Repeat every line of the data exactly, but not the pictures.

***

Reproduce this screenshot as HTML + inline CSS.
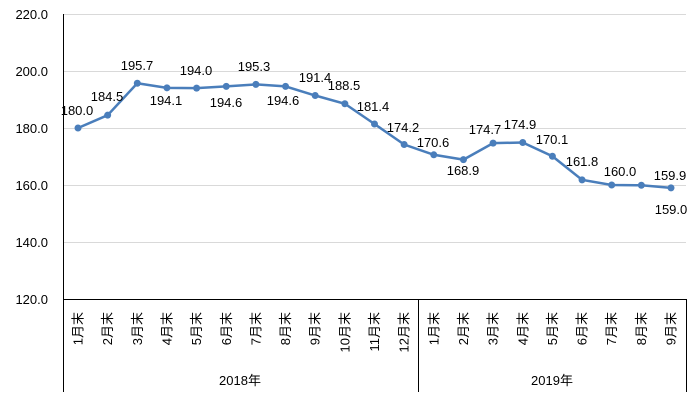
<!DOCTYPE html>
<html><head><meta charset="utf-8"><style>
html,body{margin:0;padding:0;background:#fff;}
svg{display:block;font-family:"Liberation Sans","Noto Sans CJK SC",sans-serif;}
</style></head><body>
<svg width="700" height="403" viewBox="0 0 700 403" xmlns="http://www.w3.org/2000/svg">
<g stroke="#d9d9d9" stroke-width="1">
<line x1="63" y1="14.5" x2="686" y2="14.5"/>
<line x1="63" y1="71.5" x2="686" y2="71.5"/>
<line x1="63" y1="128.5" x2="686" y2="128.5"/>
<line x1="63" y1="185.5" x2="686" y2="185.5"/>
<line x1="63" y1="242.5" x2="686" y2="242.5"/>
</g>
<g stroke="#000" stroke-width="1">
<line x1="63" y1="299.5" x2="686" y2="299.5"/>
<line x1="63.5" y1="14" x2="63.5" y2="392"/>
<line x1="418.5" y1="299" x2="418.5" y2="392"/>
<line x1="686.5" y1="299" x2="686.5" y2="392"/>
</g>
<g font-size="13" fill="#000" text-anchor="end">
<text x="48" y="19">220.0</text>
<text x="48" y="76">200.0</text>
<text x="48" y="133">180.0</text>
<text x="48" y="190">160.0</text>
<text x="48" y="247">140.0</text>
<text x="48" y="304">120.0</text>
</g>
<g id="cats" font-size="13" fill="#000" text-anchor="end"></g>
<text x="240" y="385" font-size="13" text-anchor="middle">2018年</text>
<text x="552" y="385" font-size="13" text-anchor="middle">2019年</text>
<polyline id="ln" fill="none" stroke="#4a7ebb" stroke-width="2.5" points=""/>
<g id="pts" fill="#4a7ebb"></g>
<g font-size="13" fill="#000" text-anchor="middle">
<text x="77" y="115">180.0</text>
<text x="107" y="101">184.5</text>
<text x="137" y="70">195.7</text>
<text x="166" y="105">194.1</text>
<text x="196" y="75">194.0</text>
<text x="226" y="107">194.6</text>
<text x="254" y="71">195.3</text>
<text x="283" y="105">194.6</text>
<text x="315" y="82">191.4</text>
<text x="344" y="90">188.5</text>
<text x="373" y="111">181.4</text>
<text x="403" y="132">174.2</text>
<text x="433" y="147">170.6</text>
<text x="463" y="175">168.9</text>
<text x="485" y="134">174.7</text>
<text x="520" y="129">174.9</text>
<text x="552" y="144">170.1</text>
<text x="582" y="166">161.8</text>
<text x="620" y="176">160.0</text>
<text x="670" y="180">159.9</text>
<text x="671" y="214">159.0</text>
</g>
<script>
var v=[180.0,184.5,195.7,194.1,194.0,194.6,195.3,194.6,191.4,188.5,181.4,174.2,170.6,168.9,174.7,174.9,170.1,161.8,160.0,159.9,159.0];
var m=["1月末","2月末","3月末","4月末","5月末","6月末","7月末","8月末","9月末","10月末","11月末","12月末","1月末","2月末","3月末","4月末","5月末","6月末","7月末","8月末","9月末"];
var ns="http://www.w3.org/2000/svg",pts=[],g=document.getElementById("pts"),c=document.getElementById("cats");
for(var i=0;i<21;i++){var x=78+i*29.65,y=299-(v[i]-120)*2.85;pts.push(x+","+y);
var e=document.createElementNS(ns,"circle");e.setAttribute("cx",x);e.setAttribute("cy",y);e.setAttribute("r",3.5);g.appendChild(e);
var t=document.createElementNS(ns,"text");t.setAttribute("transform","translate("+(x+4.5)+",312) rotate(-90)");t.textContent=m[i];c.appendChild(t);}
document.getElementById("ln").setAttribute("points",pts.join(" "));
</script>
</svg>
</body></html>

***

### RIGHT ANSWER
Reproduce this screenshot as HTML + inline CSS.
<!DOCTYPE html>
<html><head><meta charset="utf-8"><style>
html,body{margin:0;padding:0;background:#fff;}
svg{display:block;font-family:"Liberation Sans","Noto Sans CJK SC",sans-serif;}
</style></head><body>
<svg width="700" height="403" viewBox="0 0 700 403" xmlns="http://www.w3.org/2000/svg">
<g stroke="#d9d9d9" stroke-width="1">
<line x1="63" y1="14.5" x2="686" y2="14.5"/>
<line x1="63" y1="71.5" x2="686" y2="71.5"/>
<line x1="63" y1="128.5" x2="686" y2="128.5"/>
<line x1="63" y1="185.5" x2="686" y2="185.5"/>
<line x1="63" y1="242.5" x2="686" y2="242.5"/>
</g>
<g stroke="#000" stroke-width="1">
<line x1="63" y1="299.5" x2="686" y2="299.5"/>
<line x1="63.5" y1="14" x2="63.5" y2="392"/>
<line x1="418.5" y1="299" x2="418.5" y2="392"/>
<line x1="686.5" y1="299" x2="686.5" y2="392"/>
</g>
<g font-size="13" fill="#000" text-anchor="end">
<text x="48" y="19">220.0</text>
<text x="48" y="76">200.0</text>
<text x="48" y="133">180.0</text>
<text x="48" y="190">160.0</text>
<text x="48" y="247">140.0</text>
<text x="48" y="304">120.0</text>
</g>
<g id="cats" font-size="13" fill="#000" text-anchor="end"></g>
<text x="240" y="385" font-size="13" text-anchor="middle">2018年</text>
<text x="552" y="385" font-size="13" text-anchor="middle">2019年</text>
<polyline id="ln" fill="none" stroke="#4a7ebb" stroke-width="2.5" points=""/>
<g id="pts" fill="#4a7ebb"></g>
<g font-size="13" fill="#000" text-anchor="middle">
<text x="77" y="115">180.0</text>
<text x="107" y="101">184.5</text>
<text x="137" y="70">195.7</text>
<text x="166" y="105">194.1</text>
<text x="196" y="75">194.0</text>
<text x="226" y="107">194.6</text>
<text x="254" y="71">195.3</text>
<text x="283" y="105">194.6</text>
<text x="315" y="82">191.4</text>
<text x="344" y="90">188.5</text>
<text x="373" y="111">181.4</text>
<text x="403" y="132">174.2</text>
<text x="433" y="147">170.6</text>
<text x="463" y="175">168.9</text>
<text x="485" y="134">174.7</text>
<text x="520" y="129">174.9</text>
<text x="552" y="144">170.1</text>
<text x="582" y="166">161.8</text>
<text x="620" y="176">160.0</text>
<text x="670" y="180">159.9</text>
<text x="671" y="214">159.0</text>
</g>
<script>
var v=[180.0,184.5,195.7,194.1,194.0,194.6,195.3,194.6,191.4,188.5,181.4,174.2,170.6,168.9,174.7,174.9,170.1,161.8,160.0,159.9,159.0];
var m=["1月末","2月末","3月末","4月末","5月末","6月末","7月末","8月末","9月末","10月末","11月末","12月末","1月末","2月末","3月末","4月末","5月末","6月末","7月末","8月末","9月末"];
var ns="http://www.w3.org/2000/svg",pts=[],g=document.getElementById("pts"),c=document.getElementById("cats");
for(var i=0;i<21;i++){var x=78+i*29.65,y=299-(v[i]-120)*2.85;pts.push(x+","+y);
var e=document.createElementNS(ns,"circle");e.setAttribute("cx",x);e.setAttribute("cy",y);e.setAttribute("r",3.5);g.appendChild(e);
var t=document.createElementNS(ns,"text");t.setAttribute("transform","translate("+(x+4.5)+",312) rotate(-90)");t.textContent=m[i];c.appendChild(t);}
document.getElementById("ln").setAttribute("points",pts.join(" "));
</script>
</svg>
</body></html>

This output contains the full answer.